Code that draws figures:
——————————

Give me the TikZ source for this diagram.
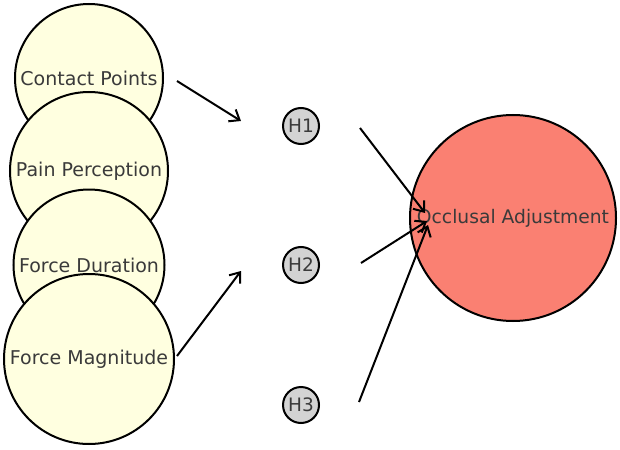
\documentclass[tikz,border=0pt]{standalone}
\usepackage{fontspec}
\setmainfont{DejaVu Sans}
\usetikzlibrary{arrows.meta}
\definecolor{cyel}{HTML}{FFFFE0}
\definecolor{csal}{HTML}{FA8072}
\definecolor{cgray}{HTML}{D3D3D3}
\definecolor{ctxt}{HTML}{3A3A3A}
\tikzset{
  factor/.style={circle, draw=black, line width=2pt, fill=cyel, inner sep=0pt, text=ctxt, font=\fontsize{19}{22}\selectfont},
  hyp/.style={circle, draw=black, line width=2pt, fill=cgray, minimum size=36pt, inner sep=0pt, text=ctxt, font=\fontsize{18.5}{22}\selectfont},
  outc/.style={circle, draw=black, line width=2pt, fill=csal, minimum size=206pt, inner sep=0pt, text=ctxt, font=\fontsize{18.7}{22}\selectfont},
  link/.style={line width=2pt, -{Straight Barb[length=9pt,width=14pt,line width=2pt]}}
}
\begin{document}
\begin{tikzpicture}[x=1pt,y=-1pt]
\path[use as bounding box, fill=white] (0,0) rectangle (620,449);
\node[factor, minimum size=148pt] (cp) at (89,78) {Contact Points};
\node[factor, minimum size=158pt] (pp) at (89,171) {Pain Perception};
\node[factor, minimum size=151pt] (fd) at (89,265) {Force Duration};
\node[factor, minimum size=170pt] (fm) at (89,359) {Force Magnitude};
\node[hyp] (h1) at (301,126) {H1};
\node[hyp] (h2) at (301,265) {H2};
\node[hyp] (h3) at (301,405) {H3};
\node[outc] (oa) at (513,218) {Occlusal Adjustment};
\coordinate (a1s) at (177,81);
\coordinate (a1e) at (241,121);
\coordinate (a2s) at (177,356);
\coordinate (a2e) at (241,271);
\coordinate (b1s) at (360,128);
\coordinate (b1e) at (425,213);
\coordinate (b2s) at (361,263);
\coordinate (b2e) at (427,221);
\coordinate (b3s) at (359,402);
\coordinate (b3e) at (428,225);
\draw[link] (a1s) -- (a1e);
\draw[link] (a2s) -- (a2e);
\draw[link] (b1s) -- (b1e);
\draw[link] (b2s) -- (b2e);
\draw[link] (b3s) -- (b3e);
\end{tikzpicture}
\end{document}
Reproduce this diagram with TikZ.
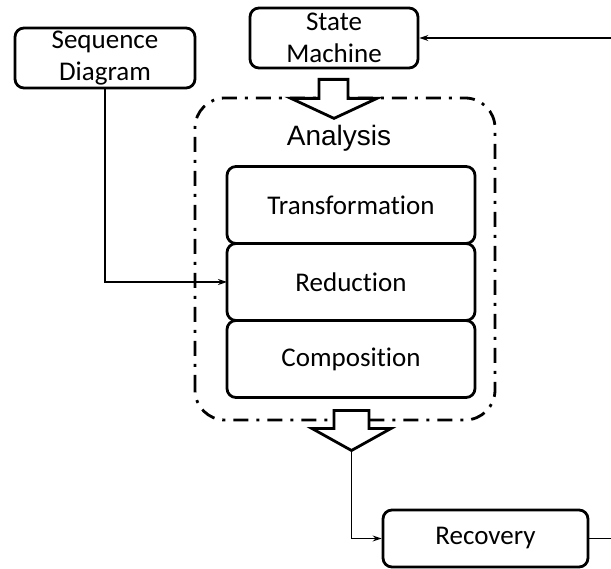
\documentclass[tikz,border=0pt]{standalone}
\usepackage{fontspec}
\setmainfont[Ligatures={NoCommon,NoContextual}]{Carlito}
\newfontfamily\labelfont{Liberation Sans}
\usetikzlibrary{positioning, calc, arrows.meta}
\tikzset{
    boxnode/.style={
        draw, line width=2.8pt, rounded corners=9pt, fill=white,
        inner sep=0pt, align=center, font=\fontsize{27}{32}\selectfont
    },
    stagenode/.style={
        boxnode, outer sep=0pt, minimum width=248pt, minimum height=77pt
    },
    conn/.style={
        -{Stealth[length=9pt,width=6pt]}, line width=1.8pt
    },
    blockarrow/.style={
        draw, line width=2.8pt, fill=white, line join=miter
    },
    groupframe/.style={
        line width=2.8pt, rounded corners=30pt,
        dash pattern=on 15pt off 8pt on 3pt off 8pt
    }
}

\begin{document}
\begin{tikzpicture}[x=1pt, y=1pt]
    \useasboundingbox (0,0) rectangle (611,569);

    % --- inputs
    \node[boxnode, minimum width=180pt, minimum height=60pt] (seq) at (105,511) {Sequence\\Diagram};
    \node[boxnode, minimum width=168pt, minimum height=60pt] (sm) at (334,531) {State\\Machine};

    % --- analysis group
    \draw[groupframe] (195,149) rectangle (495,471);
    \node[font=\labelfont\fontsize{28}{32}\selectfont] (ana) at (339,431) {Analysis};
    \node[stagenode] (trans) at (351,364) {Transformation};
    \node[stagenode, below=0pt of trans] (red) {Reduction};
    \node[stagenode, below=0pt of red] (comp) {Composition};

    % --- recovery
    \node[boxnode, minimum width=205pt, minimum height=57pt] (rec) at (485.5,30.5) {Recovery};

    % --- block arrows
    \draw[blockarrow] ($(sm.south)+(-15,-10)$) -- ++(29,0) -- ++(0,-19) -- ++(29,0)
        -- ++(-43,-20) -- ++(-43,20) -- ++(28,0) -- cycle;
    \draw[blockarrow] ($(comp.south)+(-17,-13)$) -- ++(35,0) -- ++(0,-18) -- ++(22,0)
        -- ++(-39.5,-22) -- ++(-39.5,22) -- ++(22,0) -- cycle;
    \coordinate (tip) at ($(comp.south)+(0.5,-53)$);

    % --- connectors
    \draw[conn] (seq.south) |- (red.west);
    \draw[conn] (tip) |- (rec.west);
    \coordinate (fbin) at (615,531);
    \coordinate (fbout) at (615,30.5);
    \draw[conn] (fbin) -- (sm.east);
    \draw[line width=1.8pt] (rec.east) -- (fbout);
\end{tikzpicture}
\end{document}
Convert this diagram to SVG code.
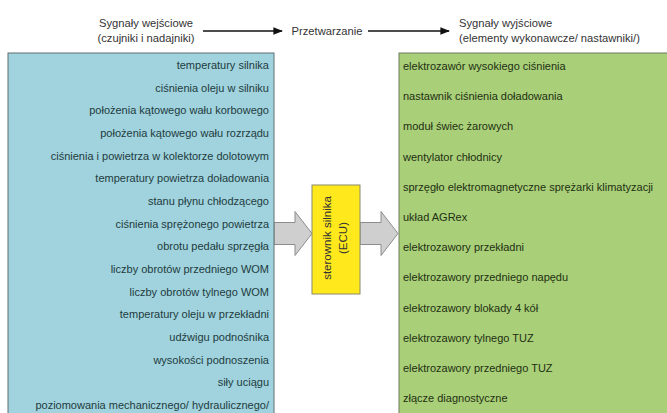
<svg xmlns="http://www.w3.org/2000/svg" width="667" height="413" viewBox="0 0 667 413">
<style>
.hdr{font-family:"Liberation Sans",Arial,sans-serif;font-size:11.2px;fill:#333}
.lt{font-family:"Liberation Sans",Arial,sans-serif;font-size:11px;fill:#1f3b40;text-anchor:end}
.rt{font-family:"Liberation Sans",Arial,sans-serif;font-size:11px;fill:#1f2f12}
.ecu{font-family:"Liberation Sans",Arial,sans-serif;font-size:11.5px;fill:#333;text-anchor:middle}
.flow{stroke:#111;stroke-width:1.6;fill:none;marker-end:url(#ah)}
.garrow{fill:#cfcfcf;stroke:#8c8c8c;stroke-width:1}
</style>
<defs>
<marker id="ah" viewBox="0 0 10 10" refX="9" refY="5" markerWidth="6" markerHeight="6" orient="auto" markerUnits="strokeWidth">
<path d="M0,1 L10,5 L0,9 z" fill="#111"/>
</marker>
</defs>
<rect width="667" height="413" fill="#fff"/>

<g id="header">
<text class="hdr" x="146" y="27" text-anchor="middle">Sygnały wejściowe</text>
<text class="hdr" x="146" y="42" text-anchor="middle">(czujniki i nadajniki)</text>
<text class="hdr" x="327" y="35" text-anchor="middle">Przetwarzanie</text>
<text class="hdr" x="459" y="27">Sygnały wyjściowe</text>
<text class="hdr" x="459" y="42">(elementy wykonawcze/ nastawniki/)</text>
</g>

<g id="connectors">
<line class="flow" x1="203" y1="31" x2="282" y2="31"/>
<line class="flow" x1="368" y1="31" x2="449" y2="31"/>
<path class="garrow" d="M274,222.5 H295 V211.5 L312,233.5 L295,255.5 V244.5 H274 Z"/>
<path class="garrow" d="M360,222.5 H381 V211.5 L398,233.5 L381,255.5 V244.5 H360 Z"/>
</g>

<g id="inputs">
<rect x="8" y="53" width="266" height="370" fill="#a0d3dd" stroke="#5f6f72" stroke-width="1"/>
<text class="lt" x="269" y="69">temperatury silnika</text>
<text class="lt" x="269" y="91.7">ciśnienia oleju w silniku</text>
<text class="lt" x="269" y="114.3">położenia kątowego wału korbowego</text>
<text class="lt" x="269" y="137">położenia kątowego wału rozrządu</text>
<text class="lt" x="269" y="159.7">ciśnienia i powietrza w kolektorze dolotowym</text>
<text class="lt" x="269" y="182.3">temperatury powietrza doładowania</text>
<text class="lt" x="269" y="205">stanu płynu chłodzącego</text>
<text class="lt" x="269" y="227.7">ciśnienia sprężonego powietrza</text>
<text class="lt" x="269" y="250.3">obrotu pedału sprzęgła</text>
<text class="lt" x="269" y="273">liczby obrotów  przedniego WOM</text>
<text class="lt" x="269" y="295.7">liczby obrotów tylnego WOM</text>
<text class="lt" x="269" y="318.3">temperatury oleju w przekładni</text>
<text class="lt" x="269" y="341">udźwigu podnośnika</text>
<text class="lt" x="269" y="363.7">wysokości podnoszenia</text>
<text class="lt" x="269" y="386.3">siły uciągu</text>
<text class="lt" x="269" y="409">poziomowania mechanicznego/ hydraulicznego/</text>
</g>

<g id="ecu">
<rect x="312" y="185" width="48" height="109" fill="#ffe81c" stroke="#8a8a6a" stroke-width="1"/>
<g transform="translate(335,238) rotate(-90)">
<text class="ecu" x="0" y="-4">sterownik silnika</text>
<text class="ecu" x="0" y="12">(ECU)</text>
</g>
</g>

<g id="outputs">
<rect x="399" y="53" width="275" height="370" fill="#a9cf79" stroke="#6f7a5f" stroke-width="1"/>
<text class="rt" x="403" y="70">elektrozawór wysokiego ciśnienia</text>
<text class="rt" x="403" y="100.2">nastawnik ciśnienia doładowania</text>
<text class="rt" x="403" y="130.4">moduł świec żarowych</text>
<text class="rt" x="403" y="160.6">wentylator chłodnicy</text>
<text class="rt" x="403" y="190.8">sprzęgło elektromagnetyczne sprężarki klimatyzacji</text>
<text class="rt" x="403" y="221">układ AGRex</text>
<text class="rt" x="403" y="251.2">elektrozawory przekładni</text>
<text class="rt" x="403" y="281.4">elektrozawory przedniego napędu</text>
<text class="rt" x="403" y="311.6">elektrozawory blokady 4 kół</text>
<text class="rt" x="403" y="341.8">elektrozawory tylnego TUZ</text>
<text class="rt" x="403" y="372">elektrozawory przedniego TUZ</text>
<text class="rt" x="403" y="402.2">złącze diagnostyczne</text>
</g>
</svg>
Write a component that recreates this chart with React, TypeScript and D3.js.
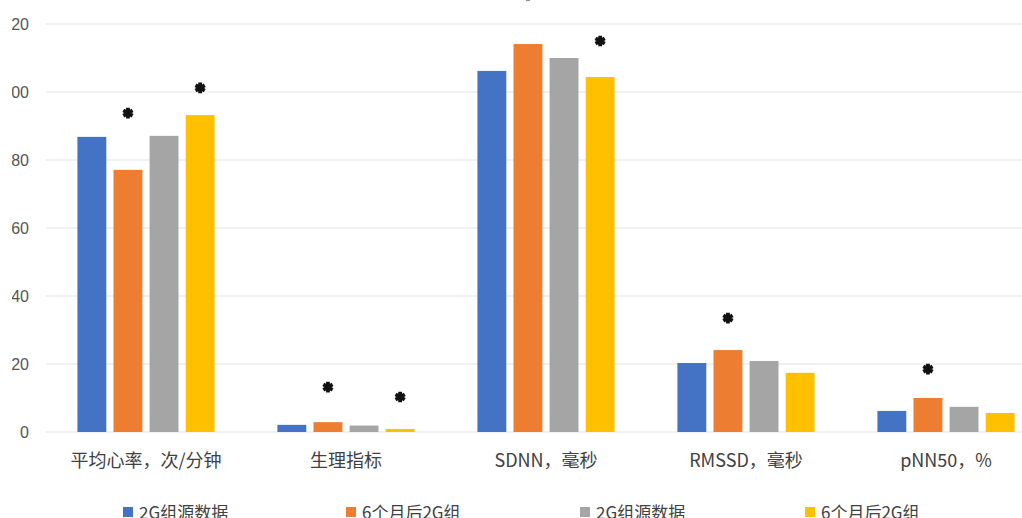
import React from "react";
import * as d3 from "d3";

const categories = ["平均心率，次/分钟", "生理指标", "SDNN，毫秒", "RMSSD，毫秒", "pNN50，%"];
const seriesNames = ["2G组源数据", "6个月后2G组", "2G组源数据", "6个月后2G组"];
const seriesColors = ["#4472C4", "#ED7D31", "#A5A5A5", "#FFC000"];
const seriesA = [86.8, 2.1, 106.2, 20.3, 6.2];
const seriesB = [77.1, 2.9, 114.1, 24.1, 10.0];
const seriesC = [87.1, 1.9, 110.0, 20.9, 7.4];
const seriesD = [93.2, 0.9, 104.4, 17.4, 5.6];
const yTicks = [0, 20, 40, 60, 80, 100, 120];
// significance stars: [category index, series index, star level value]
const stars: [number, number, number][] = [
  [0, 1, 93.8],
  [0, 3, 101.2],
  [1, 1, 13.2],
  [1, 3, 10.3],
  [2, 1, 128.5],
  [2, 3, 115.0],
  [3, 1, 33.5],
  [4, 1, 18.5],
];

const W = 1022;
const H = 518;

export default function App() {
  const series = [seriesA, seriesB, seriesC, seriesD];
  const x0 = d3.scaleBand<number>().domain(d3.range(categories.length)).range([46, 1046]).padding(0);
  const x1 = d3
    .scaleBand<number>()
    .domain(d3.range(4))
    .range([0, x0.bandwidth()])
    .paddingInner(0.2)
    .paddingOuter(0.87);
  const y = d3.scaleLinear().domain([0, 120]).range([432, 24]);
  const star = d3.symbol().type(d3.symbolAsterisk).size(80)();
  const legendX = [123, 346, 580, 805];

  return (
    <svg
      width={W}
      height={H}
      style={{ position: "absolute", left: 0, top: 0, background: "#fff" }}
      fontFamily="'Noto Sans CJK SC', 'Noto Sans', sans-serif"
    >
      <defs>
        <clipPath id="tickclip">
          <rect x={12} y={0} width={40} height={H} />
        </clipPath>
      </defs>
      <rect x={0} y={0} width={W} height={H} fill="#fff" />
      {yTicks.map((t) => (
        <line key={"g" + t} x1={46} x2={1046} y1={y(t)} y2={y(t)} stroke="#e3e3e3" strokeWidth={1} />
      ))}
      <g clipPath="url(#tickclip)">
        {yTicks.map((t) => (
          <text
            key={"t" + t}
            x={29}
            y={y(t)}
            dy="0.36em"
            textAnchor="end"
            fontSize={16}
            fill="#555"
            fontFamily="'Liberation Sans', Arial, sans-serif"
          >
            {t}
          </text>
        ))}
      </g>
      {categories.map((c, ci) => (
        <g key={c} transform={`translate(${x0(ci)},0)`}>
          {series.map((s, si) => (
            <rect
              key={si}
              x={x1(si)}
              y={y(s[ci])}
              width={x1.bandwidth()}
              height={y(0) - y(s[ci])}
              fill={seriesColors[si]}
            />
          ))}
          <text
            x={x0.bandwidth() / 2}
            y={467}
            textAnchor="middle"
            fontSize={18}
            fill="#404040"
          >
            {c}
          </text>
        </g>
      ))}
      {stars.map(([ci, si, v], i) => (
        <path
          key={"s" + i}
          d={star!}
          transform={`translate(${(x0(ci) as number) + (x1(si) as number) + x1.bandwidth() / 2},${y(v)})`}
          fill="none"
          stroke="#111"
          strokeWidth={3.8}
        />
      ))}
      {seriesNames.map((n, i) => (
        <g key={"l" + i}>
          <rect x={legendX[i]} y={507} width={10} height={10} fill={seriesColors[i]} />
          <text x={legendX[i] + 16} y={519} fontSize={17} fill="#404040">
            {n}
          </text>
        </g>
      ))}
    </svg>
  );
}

——————————

In the lines above, find each one with "this" and list it.

Give me the TikZ source for this diagram.
Reproduce this diagram with TikZ.
Convert this diagram to SVG code.
Write a component that recreates this chart with React, TypeScript and D3.js.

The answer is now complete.